徒歩で神保町まで。古書店magnifとボヘミアン・ギルドで古本を漁る。ボヘミアンズ・ギルドで『フリーダ・カーロ 生涯と芸術』(晶文社)を1500円で買い、よしよしこれで国内で手に入るフリーダ・カーロ本のほとんどを所有したはず、とほくそえんだ矢先に目の前の棚に1989年の「フリーダ・カーロ展」のプログラムを見つけ、よしこれも、と思ったら2940円だったかしてこちらのほうが高いのだった。ザ・我慢。その後、gallery bauhausにてロバート・フランク写真展 Part I 「Outside My Window」。ロンドンで撮られた子どもたちの写真を部屋に飾りたい。

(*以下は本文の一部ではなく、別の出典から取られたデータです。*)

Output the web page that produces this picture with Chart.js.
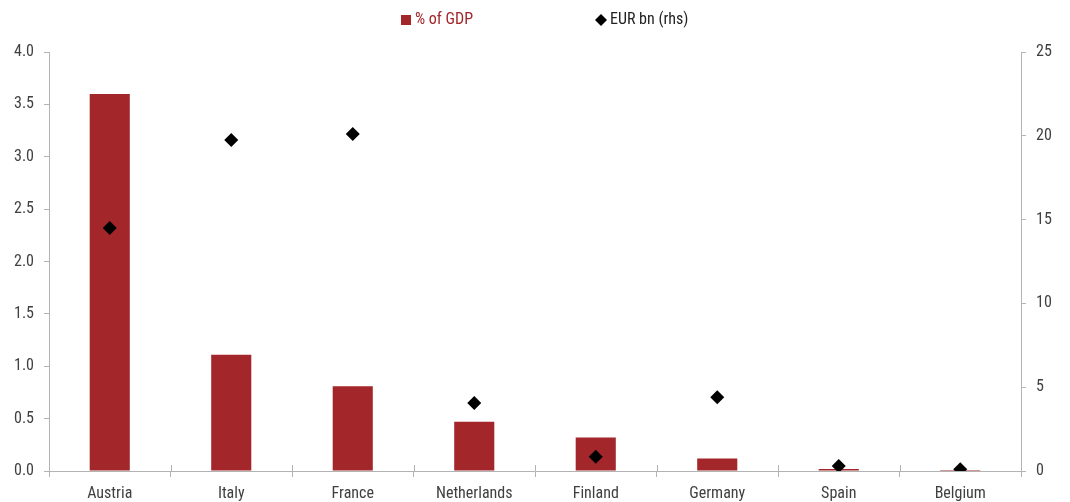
<!DOCTYPE html>
<html><head><meta charset="utf-8">
<script src="https://cdn.jsdelivr.net/npm/chart.js@4/dist/chart.umd.min.js"></script>
<style>html,body{margin:0;padding:0;background:#fff}#wrap{width:1070px;height:502px}</style>
</head><body><div id="wrap"><canvas id="c" width="1070" height="502"></canvas></div>
<script>
const categories = ['Austria','Italy','France','Netherlands','Finland','Germany','Spain','Belgium'];
const pctGDP = [3.60, 1.11, 0.81, 0.47, 0.32, 0.12, 0.02, 0.01];
const eurBn = [14.5, 19.75, 20.1, 4.05, 0.85, 4.4, 0.3, 0.1];
const leftTicks = [0, 0.5, 1.0, 1.5, 2.0, 2.5, 3.0, 3.5, 4.0];
const rightTicks = [0, 5, 10, 15, 20, 25];

const FONT = "'Roboto Condensed','Liberation Sans Narrow','DejaVu Sans Condensed',Roboto,sans-serif";
const RED = '#a3262a';
const AXIS = '#b3b3b3';
const TXT = '#404040';

const legendPlugin = {
  id: 'customLegend',
  afterDraw(chart) {
    const ctx = chart.ctx;
    const ds = chart.data.datasets;
    ctx.save();
    ctx.font = '16px ' + FONT;
    ctx.textBaseline = 'middle';
    ctx.textAlign = 'left';
    const y = 20;
    ctx.fillStyle = ds[0].backgroundColor;
    ctx.fillRect(401, y - 5, 10, 10);
    ctx.fillText(ds[0].label, 415, y);
    ctx.fillStyle = ds[1].backgroundColor;
    ctx.beginPath();
    ctx.moveTo(601, y - 6); ctx.lineTo(607, y); ctx.lineTo(601, y + 6); ctx.lineTo(595, y);
    ctx.closePath(); ctx.fill();
    ctx.fillStyle = '#222';
    ctx.fillText(ds[1].label, 610, y);
    ctx.restore();
  }
};

const xTickUp = {
  id: 'xTickUp',
  afterDatasetsDraw(chart) {
    const x = chart.scales.x, ctx = chart.ctx;
    const bottom = chart.chartArea.bottom;
    ctx.save();
    ctx.strokeStyle = AXIS; ctx.lineWidth = 1;
    for (let i = 0; i <= categories.length; i++) {
      const px = Math.round(x.left + (x.right - x.left) * i / categories.length) + 0.5;
      ctx.beginPath(); ctx.moveTo(px, bottom - 6); ctx.lineTo(px, bottom); ctx.stroke();
    }
    ctx.restore();
  }
};

new Chart(document.getElementById('c'), {
  data: {
    labels: categories,
    datasets: [
      { type: 'bar', label: '% of GDP', data: pctGDP, backgroundColor: RED, yAxisID: 'y',
        categoryPercentage: 1.0, barPercentage: 0.33, order: 2 },
      { type: 'line', label: 'EUR bn (rhs)', data: eurBn, backgroundColor: '#000', borderColor: '#000',
        showLine: false, pointStyle: 'rectRot', pointRadius: 7, pointHoverRadius: 7, pointBorderWidth: 0,
        yAxisID: 'y1', order: 1 }
    ]
  },
  options: {
    responsive: false,
    animation: false,
    events: [],
    layout: { padding: { top: 52, left: 0, right: 0, bottom: 0 } },
    plugins: { legend: { display: false }, tooltip: { enabled: false } },
    scales: {
      x: {
        offset: true,
        grid: { offset: true, drawOnChartArea: false, tickLength: 6, color: AXIS },
        border: { color: AXIS },
        ticks: { font: { family: FONT, size: 16 }, color: TXT, padding: 7, maxRotation: 0 },
        afterFit(s) { s.height = 31; }
      },
      y: {
        position: 'left', min: 0, max: 4,
        grid: { drawOnChartArea: false, tickLength: 5, color: AXIS },
        border: { color: AXIS },
        afterBuildTicks(s) { s.ticks = leftTicks.map(v => ({ value: v })); },
        ticks: { font: { family: FONT, size: 16 }, color: TXT, padding: 10,
          callback: v => Number(v).toFixed(1) },
        afterFit(s) { s.width = 49; }
      },
      y1: {
        position: 'right', min: 0, max: 25,
        grid: { drawOnChartArea: false, tickLength: 5, color: AXIS },
        border: { color: AXIS },
        afterBuildTicks(s) { s.ticks = rightTicks.map(v => ({ value: v })); },
        ticks: { font: { family: FONT, size: 16 }, color: TXT, padding: 10 },
        afterFit(s) { s.width = 49; }
      }
    }
  },
  plugins: [legendPlugin, xTickUp]
});
</script>
</body></html>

夜になっても遊び続ける。渋谷に出て、大学の仲間たちとの同窓会的集まり。大学時代、相当な密着具合ですごしてきた仲間は有り体にいえば家族のような存在で、多少の照れ隠しもふくめて愛憎入り乱れた感情をお互いにもっているだろうけれど、ここへきていよいよ「愛」がかなりの速度で増殖し始め「憎」を浸食し尽くさんとしているのではないか、と我がことながら驚かされたとても良い集まりだった。「愛」を照れずにあらわせるようになってきた、といったほうが正確かもしれない。「憎」を「愛」に転換する術を身につけてきたのかもしれない。わたしの人生における後悔のほぼすべてが大学時代に集中しているという哀しい事実がありながらも、それでもわたしを何年たっても幸福でセンチメンタルな感慨に浸らせる時代であったことを疑う余地はない。とにかくみな大人になったのだ。

さて、夜がふけても遊び続ける。ひさしぶりに明け方に帰宅。空が明るくなってきた。

Sunday, June 26

昨晩この身を満たした幸福でセンチメンタルな感慨が翌日も継続したらそれはそれで厄介だ、と危惧していたが実際に一晩(一晩ではない。3時間くらい)寝たら麦酒の泡のようにはかなくあらかた溶けてしまっていた。やっぱり大人になったのだ。

今週の花を生けて、常備菜をつくるなど。ひじき・切り干し大根・にんじん・大豆の煮物、ショートパスタとポテトとコーンのサラダ。『すゞしろ日記』(山口晃、羽鳥書店)を読む。文章より漫画のほうが読むのに数倍時間がかかる。絵に見入ってしまうので。『ことばの食卓』(武田百合子、ちくま文庫)が読みたくて本棚を探すもいくら探しても見つからず。どんな本でも置いてあるんじゃなかったのかこの家は!

菊地成孔のラジオ聴きながら夜ごはん、近頃これが至福のひととき。あまりに真剣に聴きすぎて箸がストップ。笑いすぎて咀嚼が中断。